EXERCISE: Write each line of the material exactly as given, from the top through the line that contains "var pmfBfuErr = [0.3, 33, 25, 28];", and omit all pictures.

DATA:
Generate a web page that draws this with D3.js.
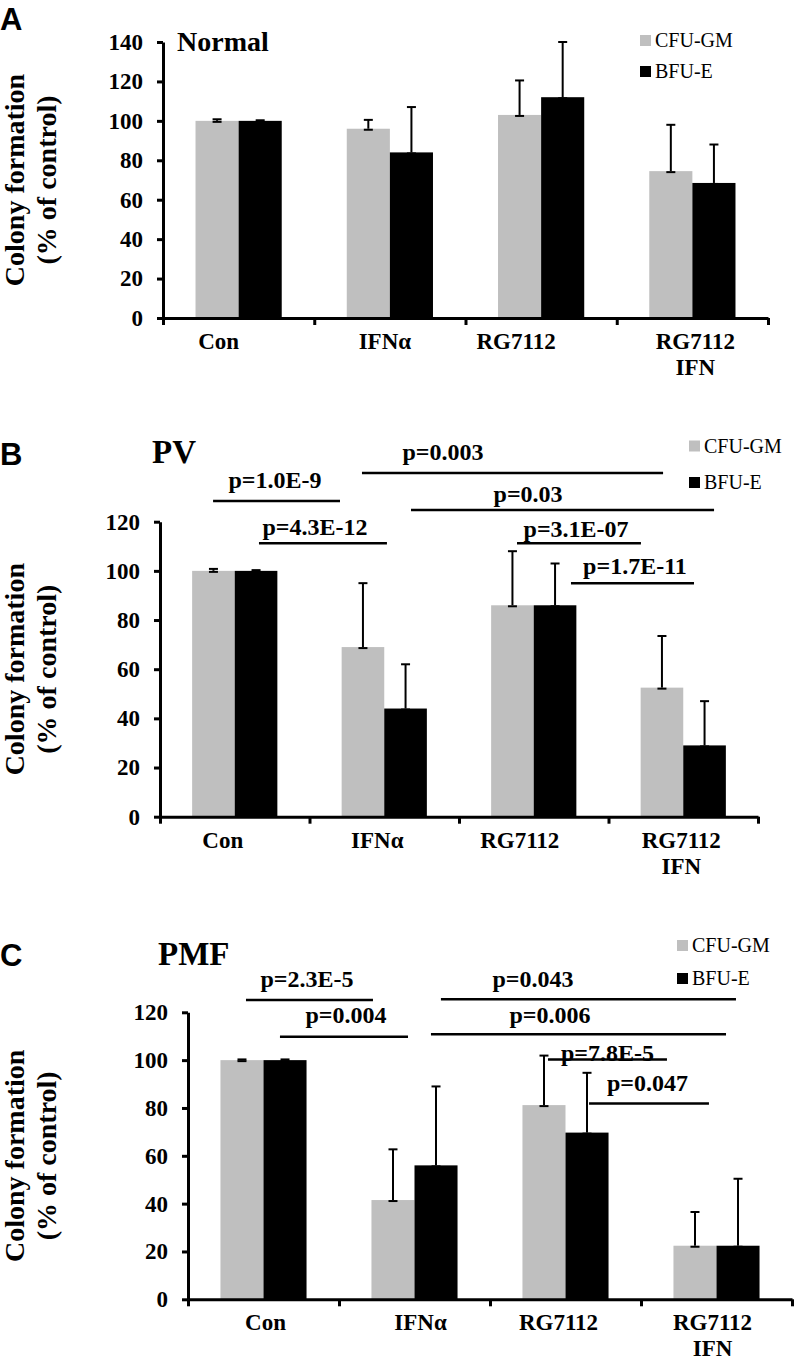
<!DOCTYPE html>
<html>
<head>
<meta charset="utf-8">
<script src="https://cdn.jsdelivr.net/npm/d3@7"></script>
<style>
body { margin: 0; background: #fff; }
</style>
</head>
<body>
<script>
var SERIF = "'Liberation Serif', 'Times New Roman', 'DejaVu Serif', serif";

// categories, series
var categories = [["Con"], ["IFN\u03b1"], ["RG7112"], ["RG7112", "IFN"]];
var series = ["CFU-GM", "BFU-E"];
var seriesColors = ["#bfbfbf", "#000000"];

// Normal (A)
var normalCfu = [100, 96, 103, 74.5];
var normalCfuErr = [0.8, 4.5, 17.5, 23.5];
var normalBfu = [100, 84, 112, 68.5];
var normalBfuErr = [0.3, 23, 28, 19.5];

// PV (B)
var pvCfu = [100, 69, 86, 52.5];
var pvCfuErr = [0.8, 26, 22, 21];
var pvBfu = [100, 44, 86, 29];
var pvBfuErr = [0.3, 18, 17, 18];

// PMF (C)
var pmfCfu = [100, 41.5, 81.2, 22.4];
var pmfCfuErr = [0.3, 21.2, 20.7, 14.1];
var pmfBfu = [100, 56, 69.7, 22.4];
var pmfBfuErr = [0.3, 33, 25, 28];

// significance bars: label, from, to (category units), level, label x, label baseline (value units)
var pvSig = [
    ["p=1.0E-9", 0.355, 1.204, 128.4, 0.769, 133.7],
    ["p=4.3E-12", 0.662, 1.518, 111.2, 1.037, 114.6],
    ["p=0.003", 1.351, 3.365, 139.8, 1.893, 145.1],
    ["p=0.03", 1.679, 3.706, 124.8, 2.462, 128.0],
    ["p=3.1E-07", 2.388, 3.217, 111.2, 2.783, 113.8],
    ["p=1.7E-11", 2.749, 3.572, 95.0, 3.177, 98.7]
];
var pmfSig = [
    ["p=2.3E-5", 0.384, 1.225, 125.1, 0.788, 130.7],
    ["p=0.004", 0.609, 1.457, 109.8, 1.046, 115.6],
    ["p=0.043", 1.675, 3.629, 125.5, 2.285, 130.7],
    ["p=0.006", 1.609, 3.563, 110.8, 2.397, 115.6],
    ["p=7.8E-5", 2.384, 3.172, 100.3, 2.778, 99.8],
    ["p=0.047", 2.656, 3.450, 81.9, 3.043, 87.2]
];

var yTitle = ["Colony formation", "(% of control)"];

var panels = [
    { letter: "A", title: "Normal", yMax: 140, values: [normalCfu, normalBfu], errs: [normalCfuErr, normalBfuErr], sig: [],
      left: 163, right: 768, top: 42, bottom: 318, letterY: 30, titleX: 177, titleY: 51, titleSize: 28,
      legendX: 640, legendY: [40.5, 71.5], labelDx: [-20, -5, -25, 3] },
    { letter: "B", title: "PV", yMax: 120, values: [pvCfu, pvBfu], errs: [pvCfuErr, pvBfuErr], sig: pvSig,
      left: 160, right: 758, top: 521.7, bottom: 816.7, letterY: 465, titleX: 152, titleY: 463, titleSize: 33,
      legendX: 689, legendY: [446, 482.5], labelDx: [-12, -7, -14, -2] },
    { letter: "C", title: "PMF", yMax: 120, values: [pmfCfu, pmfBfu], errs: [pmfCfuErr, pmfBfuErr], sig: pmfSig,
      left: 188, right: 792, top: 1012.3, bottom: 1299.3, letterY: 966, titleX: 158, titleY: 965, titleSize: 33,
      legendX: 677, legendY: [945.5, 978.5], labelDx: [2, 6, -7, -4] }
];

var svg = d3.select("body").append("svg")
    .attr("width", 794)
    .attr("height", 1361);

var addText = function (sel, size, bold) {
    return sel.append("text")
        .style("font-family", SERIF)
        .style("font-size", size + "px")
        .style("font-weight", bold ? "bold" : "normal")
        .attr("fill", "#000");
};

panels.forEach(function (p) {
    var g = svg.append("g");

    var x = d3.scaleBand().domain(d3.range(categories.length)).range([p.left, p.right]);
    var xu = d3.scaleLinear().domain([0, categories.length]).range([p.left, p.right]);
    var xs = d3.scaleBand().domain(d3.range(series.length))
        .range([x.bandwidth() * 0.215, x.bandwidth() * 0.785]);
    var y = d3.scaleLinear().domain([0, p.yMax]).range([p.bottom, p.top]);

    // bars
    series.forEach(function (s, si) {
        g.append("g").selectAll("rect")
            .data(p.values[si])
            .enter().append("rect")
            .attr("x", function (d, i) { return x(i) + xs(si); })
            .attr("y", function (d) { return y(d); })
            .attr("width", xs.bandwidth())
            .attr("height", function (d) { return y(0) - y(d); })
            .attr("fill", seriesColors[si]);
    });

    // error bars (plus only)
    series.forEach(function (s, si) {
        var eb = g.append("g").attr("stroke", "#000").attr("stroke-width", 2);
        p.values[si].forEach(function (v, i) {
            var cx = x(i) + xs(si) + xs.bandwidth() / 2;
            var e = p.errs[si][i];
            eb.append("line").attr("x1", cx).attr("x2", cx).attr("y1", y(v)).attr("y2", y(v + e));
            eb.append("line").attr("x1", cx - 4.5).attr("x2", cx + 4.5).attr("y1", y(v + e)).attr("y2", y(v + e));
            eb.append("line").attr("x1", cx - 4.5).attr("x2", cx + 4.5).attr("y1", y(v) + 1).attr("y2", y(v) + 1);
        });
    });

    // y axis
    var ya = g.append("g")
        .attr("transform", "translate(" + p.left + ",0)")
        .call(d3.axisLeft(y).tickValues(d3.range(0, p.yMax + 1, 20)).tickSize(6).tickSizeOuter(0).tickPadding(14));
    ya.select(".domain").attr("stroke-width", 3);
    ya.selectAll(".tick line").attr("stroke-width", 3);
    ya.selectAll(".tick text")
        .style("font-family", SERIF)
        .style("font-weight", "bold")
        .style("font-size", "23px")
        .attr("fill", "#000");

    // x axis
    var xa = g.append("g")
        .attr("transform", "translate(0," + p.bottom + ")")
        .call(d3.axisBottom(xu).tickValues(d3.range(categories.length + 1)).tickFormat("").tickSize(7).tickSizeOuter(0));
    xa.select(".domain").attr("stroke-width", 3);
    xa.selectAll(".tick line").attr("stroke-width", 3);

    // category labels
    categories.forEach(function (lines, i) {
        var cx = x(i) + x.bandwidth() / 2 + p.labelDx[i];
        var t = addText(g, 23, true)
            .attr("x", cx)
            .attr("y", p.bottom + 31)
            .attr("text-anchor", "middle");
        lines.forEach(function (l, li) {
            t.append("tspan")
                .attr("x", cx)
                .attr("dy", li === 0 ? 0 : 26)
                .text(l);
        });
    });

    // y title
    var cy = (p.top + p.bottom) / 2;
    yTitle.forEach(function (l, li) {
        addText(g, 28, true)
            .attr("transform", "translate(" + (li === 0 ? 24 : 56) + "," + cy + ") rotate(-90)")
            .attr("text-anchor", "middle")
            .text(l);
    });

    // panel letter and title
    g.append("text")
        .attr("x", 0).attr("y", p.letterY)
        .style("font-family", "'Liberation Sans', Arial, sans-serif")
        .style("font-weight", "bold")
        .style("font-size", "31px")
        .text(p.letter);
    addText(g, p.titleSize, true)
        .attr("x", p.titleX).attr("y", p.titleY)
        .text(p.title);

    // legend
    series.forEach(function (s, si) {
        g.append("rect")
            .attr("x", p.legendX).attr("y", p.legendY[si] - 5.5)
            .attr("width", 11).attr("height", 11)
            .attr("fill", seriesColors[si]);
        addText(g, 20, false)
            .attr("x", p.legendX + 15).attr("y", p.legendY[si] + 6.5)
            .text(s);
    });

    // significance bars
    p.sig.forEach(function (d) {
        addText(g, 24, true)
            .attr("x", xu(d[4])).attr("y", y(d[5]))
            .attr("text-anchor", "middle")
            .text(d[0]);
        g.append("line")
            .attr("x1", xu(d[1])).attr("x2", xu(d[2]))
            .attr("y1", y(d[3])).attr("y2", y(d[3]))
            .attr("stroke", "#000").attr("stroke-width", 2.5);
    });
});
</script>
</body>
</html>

RESPONSE BELOW:
Generate a web page that draws this with D3.js.
<!DOCTYPE html>
<html>
<head>
<meta charset="utf-8">
<script src="https://cdn.jsdelivr.net/npm/d3@7"></script>
<style>
body { margin: 0; background: #fff; }
</style>
</head>
<body>
<script>
var SERIF = "'Liberation Serif', 'Times New Roman', 'DejaVu Serif', serif";

// categories, series
var categories = [["Con"], ["IFN\u03b1"], ["RG7112"], ["RG7112", "IFN"]];
var series = ["CFU-GM", "BFU-E"];
var seriesColors = ["#bfbfbf", "#000000"];

// Normal (A)
var normalCfu = [100, 96, 103, 74.5];
var normalCfuErr = [0.8, 4.5, 17.5, 23.5];
var normalBfu = [100, 84, 112, 68.5];
var normalBfuErr = [0.3, 23, 28, 19.5];

// PV (B)
var pvCfu = [100, 69, 86, 52.5];
var pvCfuErr = [0.8, 26, 22, 21];
var pvBfu = [100, 44, 86, 29];
var pvBfuErr = [0.3, 18, 17, 18];

// PMF (C)
var pmfCfu = [100, 41.5, 81.2, 22.4];
var pmfCfuErr = [0.3, 21.2, 20.7, 14.1];
var pmfBfu = [100, 56, 69.7, 22.4];
var pmfBfuErr = [0.3, 33, 25, 28];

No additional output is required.